And then finally, here is the correction factor F - results for correction factor F plotted
for mean temperature difference in single pass cross flow for the case of both fluids
mixed; similar results but of course numerical values are different. So, depending upon which
cross flow case you have, you will go to the appropriate figure and read off the values
of S that is the point I want to mean.
We will do a numerical example so that you will be to use, learn how to use these graphs.
Now, let us just talk briefly about some special cases before we do some numerical examples,
going to do a couple of numerical examples to illustrate all these ideas. First, let
us just look at two special cases; these two special cases are the following.
a m dot h Cph tending to infinity - this is one special case. The value of the product
of the flow rate and the specific heat on the hot side is very high tending to infinity
or automatically it follows that q is finite and m dot h Cph tends to infinity. Then, the
change of temperature on the hot side of the hot side fluid must be tending to 0. b is
the reverse case; the other case that is m dot c Cpc tends to infinity. The product of
the flow rate and the heat capacity on the cold side is tending to infinity and therefore
since it is tending to infinity Tce minus Tci is tending to 0. So, these are 2 special
cases.
Now, if you were to calculate the mean temperature difference for these 2 cases that is either
a or b, if you were to calculate the mean temperature difference for these 2 cases,
what you will find is the value of the mean temperature difference will be the same whether
the arrangement is parallel flow, counter flow or cross flow, any of the cases of cross
flow. You can do that yourself and convince yourself that that is what will happen. The
fluid temperature on one side doesn't change and as a result, the values of mean temperature
difference come out to be the same whatever be the flow arrangement. I would like you
to check it on your own and in your mind you should be able to explain why this is also
happening.
Cases a and b - incidentally one way of looking at them is to say that m dot h Cph is tending
to infinity. The other way of looking at case a is to say it is a case in which a saturated
vapor is condensing. Suppose I have a saturated vapor at some temperature Ts and it is condensing
at the same temperature. Obviously, since it is saturated vapor, the temperature will
not change as it changes from vapor to liquid so automatically the temperature Ts will not
change on the hot side. So, case a also corresponds to a saturated vapor condensing and vice versa.
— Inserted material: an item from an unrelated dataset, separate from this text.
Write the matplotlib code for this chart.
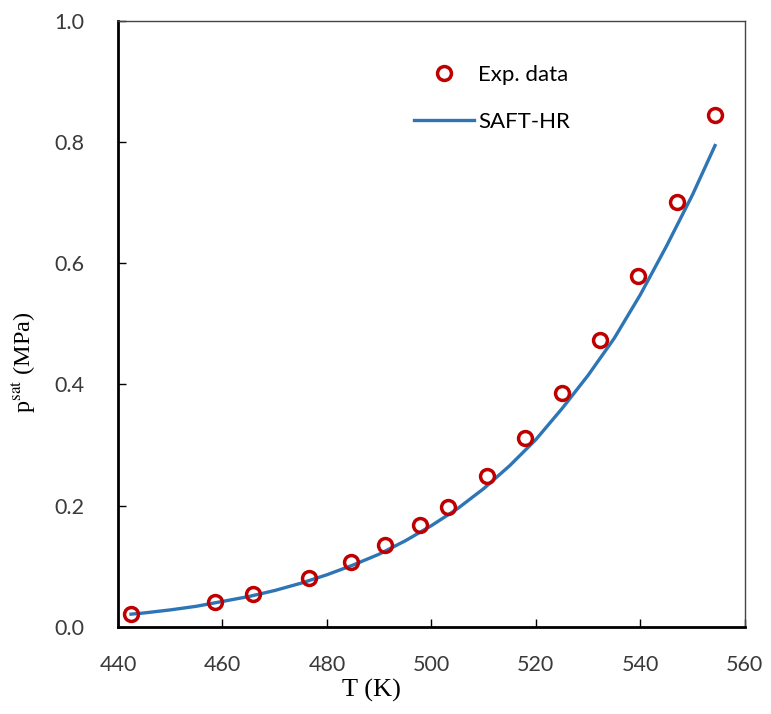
import matplotlib.pyplot as plt
import numpy as np

plt.rcParams['mathtext.fontset'] = 'stix'

# experimental saturation pressure
T_exp = [442.5, 458.6, 465.8, 476.6, 484.6, 491.1, 497.8, 503.2, 510.6,
         517.9, 525.0, 532.2, 539.5, 547.0, 554.3]
p_exp = [0.022, 0.041, 0.054, 0.081, 0.107, 0.135, 0.168, 0.198, 0.249,
         0.312, 0.386, 0.474, 0.579, 0.701, 0.845]

# SAFT-HR curve
T_saft = [442.5, 445, 450, 455, 460, 465, 470, 475, 480, 485, 490, 495, 500,
          505, 510, 515, 520, 525, 530, 535, 540, 545, 550, 554.3]
p_saft = [0.021, 0.023, 0.028, 0.034, 0.042, 0.050, 0.060, 0.072, 0.086,
          0.102, 0.120, 0.142, 0.167, 0.195, 0.228, 0.266, 0.309, 0.360,
          0.415, 0.476, 0.548, 0.628, 0.713, 0.794]

fig = plt.figure(figsize=(7.71, 7.14), dpi=100)
ax = fig.add_axes([0.153, 0.122, 0.813, 0.849])

ax.plot(T_exp, p_exp, 'o', mfc='none', mec='#C00000', mew=2.5, ms=10,
        label='Exp. data', zorder=3)
ax.plot(T_saft, p_saft, '-', color='#2E75B6', lw=2.4, label='SAFT-HR')

ax.set_xlim(440, 560)
ax.set_ylim(0, 1.0)
ax.set_xticks(np.arange(440, 561, 20))
ax.set_yticks(np.arange(0, 1.01, 0.2))
ax.yaxis.set_major_formatter(plt.FormatStrFormatter('%.1f'))

ax.tick_params(direction='in', length=6, width=1, top=False, right=False,
               labelsize=15.5, labelcolor='#3a3a3a')
for lab in ax.get_xticklabels() + ax.get_yticklabels():
    lab.set_family('Lato')
ax.tick_params(axis='x', pad=20)
ax.tick_params(axis='y', pad=24)

for s in ['left', 'bottom']:
    ax.spines[s].set_linewidth(2)
for s in ['top', 'right']:
    ax.spines[s].set_linewidth(1)
    ax.spines[s].set_color('#444444')

ax.set_xlabel('T (K)', family='Liberation Serif', fontsize=19, labelpad=6)
ax.xaxis.set_label_coords(0.404, -0.085)
ax.set_ylabel(r'p$^{\mathrm{sat}}$ (MPa)', family='Liberation Serif',
              fontsize=17.5)
ax.yaxis.set_label_coords(-0.128, 0.437)

leg = ax.legend(loc='upper left', bbox_to_anchor=(0.44, 0.96), frameon=False,
                prop={'family': 'Lato', 'size': 16}, handlelength=2.7,
                handletextpad=0.2, labelspacing=1.2)

fig.savefig('out.png', dpi=100)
Case b corresponds to a saturated liquid evaporating. So, remember case a and b can be interpreted
in two ways; one interpretation is the flow rates are very high on one or the other side,
the other interpretation is that case a corresponds to the case of saturated vapor condensing
and case b to a saturated liquid evaporating. So, these are 2 special cases and as I said
it is worth noting that the mean temperature difference is the same in these cases regardless
of the flow arrangement. Now, the same idea, again I have shown in a sketch here so I will
be sort of repeating things here.
This is the figure a corresponding to m dot h Cph tending to infinity; the temperature
on the hot side doesn't change or this could be a vapor condensing. The temperature on
the cold side is increasing. The b is the case of m dot c Cpc tending to infinity so
the temperature on the cold side doesn't change; this could be a saturated liquid evaporating
and the hot side fluid is giving up heat slowly like this. The way I have shown it, it is
parallel flow but remember - even if it is counter flow all that will happen is I will
get a mirror image kind of variation of Tc in the other direction. And therefore you
can see why the main temperature difference is the same whether it is counter flow, cross
flow or parallel flow. So, these are 2 special cases.
Now, let us do a couple of problems to illustrate all these ideas of mean temperature difference
for different flow arrangements. Let us take one example - a numerical example.
We have a parallel flow heat exchanger to be designed, a parallel flow heat exchanger
to be designed to cool 5 kilograms per second of air from 500 centigrade to 350 centigrade by an equal
flow rate of air entering at 90 degrees centigrade. 5 kg per second of air to be cooled from 500
to 350 on the cooling side, the same flow rate of air entering Tci being 90 degree centigrade.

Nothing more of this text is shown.